We have recently suggested that Nunki=Sigma Sagittarii is the closest core collapse progenitor candidate to the Sun based on a VLTI/GRAVITY observation that unveiled it as a $6.5+6.3 M_{\odot}$ binary at a projected separation of 0.60 au. Here we combine this observation with three VLTI/PIONIER archival and one previous MAPPIT observation to solve for the orbit of \textit{Nunki}, finding $a=1.26\pm0.05 \text{ au}$ ($P=134.779\pm0.025 \text{ days}$) and thereby confirming it as a close binary. The low orbital inclination $i=19.7\pm1.9^{\circ}$ coupled with the high projected rotational velocity $v \sin i \simeq 160 \text{ km}\text{ s}^{-1}$ and the absence of a decretion disk are a strong hint for spin-orbit misalignment.
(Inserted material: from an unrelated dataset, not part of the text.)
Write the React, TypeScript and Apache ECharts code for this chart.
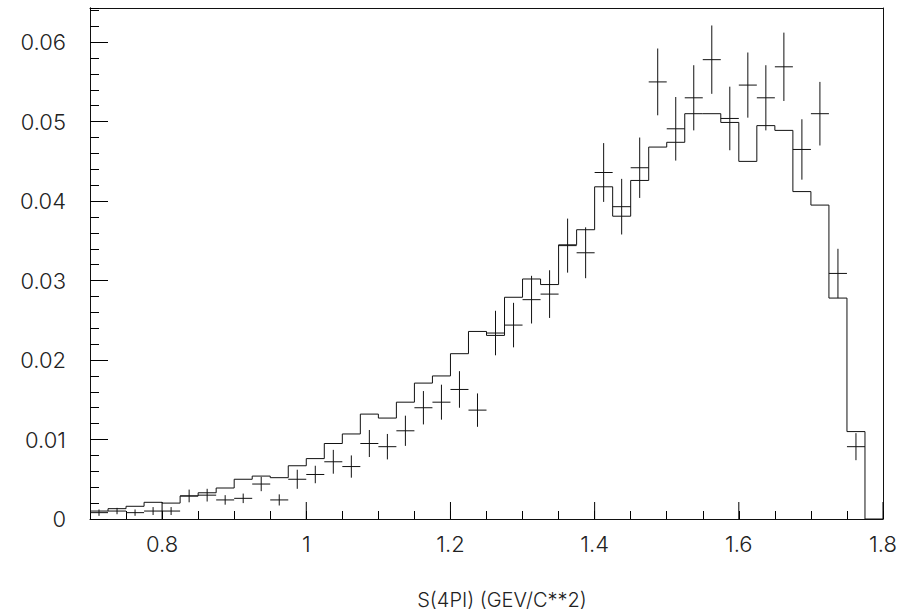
import React, { useEffect, useRef } from "react";
import * as echarts from "echarts";

// Binning of the S(4PI) axis
const binStart = 0.7;
const binWidth = 0.025;

// Histogram (Monte-Carlo) contents per bin, 44 bins from 0.7 to 1.8
const histValues = [
  0.0010, 0.0013, 0.0016, 0.0021, 0.0020, 0.0029, 0.0033, 0.0039, 0.0050, 0.0054,
  0.0052, 0.0067, 0.0076, 0.0095, 0.0107, 0.0132, 0.0127, 0.0147, 0.0171, 0.0180,
  0.0208, 0.0236, 0.0231, 0.0279, 0.0302, 0.0295, 0.0345, 0.0364, 0.0418, 0.0381,
  0.0426, 0.0468, 0.0474, 0.0510, 0.0510, 0.0499, 0.0450, 0.0495, 0.0489, 0.0412,
  0.0395, 0.0278, 0.0110, 0.0000,
];

// Data points (crosses) per bin and their errors, bins 0..42
const dataValues = [
  0.0008, 0.0010, 0.0008, 0.0010, 0.0010, 0.0029, 0.0030, 0.0024, 0.0026, 0.0044,
  0.0024, 0.0050, 0.0056, 0.0072, 0.0066, 0.0095, 0.0091, 0.0111, 0.0140, 0.0147,
  0.0163, 0.0137, 0.0234, 0.0244, 0.0276, 0.0283, 0.0344, 0.0335, 0.0436, 0.0393,
  0.0442, 0.0550, 0.0491, 0.0530, 0.0578, 0.0504, 0.0546, 0.0530, 0.0569, 0.0465,
  0.0510, 0.0309, 0.0091,
];
const dataErrors = [
  0.0004, 0.0004, 0.0004, 0.0005, 0.0005, 0.0008, 0.0008, 0.0006, 0.0006, 0.0009,
  0.0007, 0.0012, 0.0011, 0.0015, 0.0014, 0.0017, 0.0016, 0.0019, 0.0021, 0.0022,
  0.0023, 0.0021, 0.0028, 0.0028, 0.0030, 0.0030, 0.0034, 0.0032, 0.0037, 0.0035,
  0.0038, 0.0042, 0.0040, 0.0041, 0.0043, 0.0040, 0.0041, 0.0041, 0.0043, 0.0038,
  0.0040, 0.0031, 0.0017,
];

// Axis settings
const xMin = 0.7;
const xMax = 1.8;
const yMin = 0;
const yMax = 0.0643;
const xMajorTicks = [0.8, 1.0, 1.2, 1.4, 1.6, 1.8];
const xTitle = "S(4PI) (GEV/C**2)";

const FONT = "Inter, 'DejaVu Sans', sans-serif";
const INK = "#111111";

export default function App() {
  const ref = useRef<HTMLDivElement>(null);

  useEffect(() => {
    document.body.style.margin = "0";
    if (!ref.current) return;
    const chart = echarts.init(ref.current, undefined, { renderer: "svg" });

    const histData: number[][] = histValues.map((v, i) => [binStart + i * binWidth, v]);
    histData.push([binStart + histValues.length * binWidth, histValues[histValues.length - 1]]);

    const pointData = dataValues.map((v, i) => [
      binStart + (i + 0.5) * binWidth,
      v,
      dataErrors[i],
    ]);

    const frameAxis = {
      type: "value",
      axisLine: { show: true, onZero: false, lineStyle: { color: INK, width: 1 } },
      axisTick: { show: false },
      axisLabel: { show: false },
      splitLine: { show: false },
    };

    const option: any = {
      animation: false,
      backgroundColor: "#ffffff",
      grid: { left: 90, top: 8, right: 26, bottom: 96, show: false },
      xAxis: [
        {
          type: "value",
          position: "bottom",
          min: xMin,
          max: xMax,
          interval: 0.05,
          axisLine: { show: true, onZero: false, lineStyle: { color: INK, width: 1 } },
          axisTick: { show: true, inside: true, length: 8, lineStyle: { color: "#000", width: 1 } },
          splitLine: { show: false },
          axisLabel: {
            margin: 14,
            fontFamily: FONT,
            fontWeight: 300,
            fontSize: 22,
            color: "#222",
            formatter: (v: number) => {
              const k = v / 0.2;
              return Math.abs(k - Math.round(k)) < 1e-6 ? String(+v.toFixed(1)) : "";
            },
          },
        },
        { ...frameAxis, position: "top", min: xMin, max: xMax },
      ],
      yAxis: [
        {
          type: "value",
          position: "left",
          min: yMin,
          max: yMax,
          interval: 0.002,
          axisLine: { show: true, onZero: false, lineStyle: { color: INK, width: 1 } },
          axisTick: { show: true, inside: true, length: 9, lineStyle: { color: "#000", width: 1 } },
          axisLabel: { show: false },
          splitLine: { show: false },
        },
        {
          type: "value",
          position: "left",
          min: yMin,
          max: yMax,
          interval: 0.01,
          axisLine: { show: true, onZero: false, lineStyle: { color: INK, width: 1 } },
          axisTick: { show: true, inside: true, length: 18, lineStyle: { color: "#000", width: 1 } },
          axisLabel: {
            margin: 24,
            showMaxLabel: false,
            fontFamily: FONT,
            fontWeight: 300,
            fontSize: 22,
            color: "#222",
          },
          splitLine: { show: false },
        },
        { ...frameAxis, position: "right", min: yMin, max: yMax },
      ],
      graphic: [
        {
          type: "text",
          x: 502,
          y: 600,
          style: {
            text: xTitle,
            fontFamily: FONT,
            fontWeight: 300,
            fontSize: 20,
            fill: "#222",
            textAlign: "center",
            textVerticalAlign: "middle",
          },
        },
      ],
      series: [
        {
          name: "histogram",
          type: "line",
          step: "end",
          data: histData,
          symbol: "none",
          lineStyle: { color: INK, width: 1 },
          xAxisIndex: 0,
          yAxisIndex: 0,
          z: 3,
        },
        {
          name: "data",
          type: "custom",
          data: pointData,
          xAxisIndex: 0,
          yAxisIndex: 0,
          clip: true,
          z: 4,
          renderItem: (_params: any, api: any) => {
            const x = api.value(0);
            const y = api.value(1);
            const e = api.value(2);
            const l = api.coord([x - binWidth / 2, y]);
            const r = api.coord([x + binWidth / 2, y]);
            const t = api.coord([x, y + e]);
            const b = api.coord([x, y - e]);
            const style = { stroke: INK, lineWidth: 1 };
            return {
              type: "group",
              children: [
                { type: "line", shape: { x1: l[0], y1: l[1], x2: r[0], y2: r[1] }, style },
                { type: "line", shape: { x1: t[0], y1: t[1], x2: b[0], y2: b[1] }, style },
              ],
            };
          },
        },
        {
          name: "xMajorTicks",
          type: "custom",
          data: xMajorTicks.map((v) => [v, yMin]),
          xAxisIndex: 0,
          yAxisIndex: 0,
          clip: false,
          z: 5,
          renderItem: (_params: any, api: any) => {
            const p = api.coord([api.value(0), api.value(1)]);
            return {
              type: "line",
              shape: { x1: p[0], y1: p[1], x2: p[0], y2: p[1] - 17 },
              style: { stroke: "#000", lineWidth: 1 },
            };
          },
        },
      ],
    };

    chart.setOption(option);
    return () => chart.dispose();
  }, []);

  return <div ref={ref} style={{ width: 909, height: 615 }} />;
}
The significant eccentricity $e=0.492\pm0.003$ will cause the system to undergo eccentric Roche lobe overflow once the primary expands to $R\simeq50 R_{\odot}$, so that a merger into a $M \gtrsim 10 M_{\odot}$ star is a possible outcome. Therefore, we conclude that \textit{Nunki} at a distance $d \approx 69 \text{ pc}$ can indeed be considered the closest core collapse progenitor candidate to the Sun as it is closer than \textit{Spica} and \textit{Bellatrix} both at $d \approx 77 \text{ pc}$. Furthermore, we also report on a VLTI/GRAVITY observation of \textit{Bellatrix} that shows that it does not have any close companion with a K band flux ratio higher than 1\%; in particular, it is not a close equal mass binary as previously suspected. Two archival spectra of \textit{Nunki} illustrate how equal-mass binaries with rapidly rotating components can easily hide to become virtually spectroscopically undetectable when the radial velocity separation is several times smaller than the individual line widths.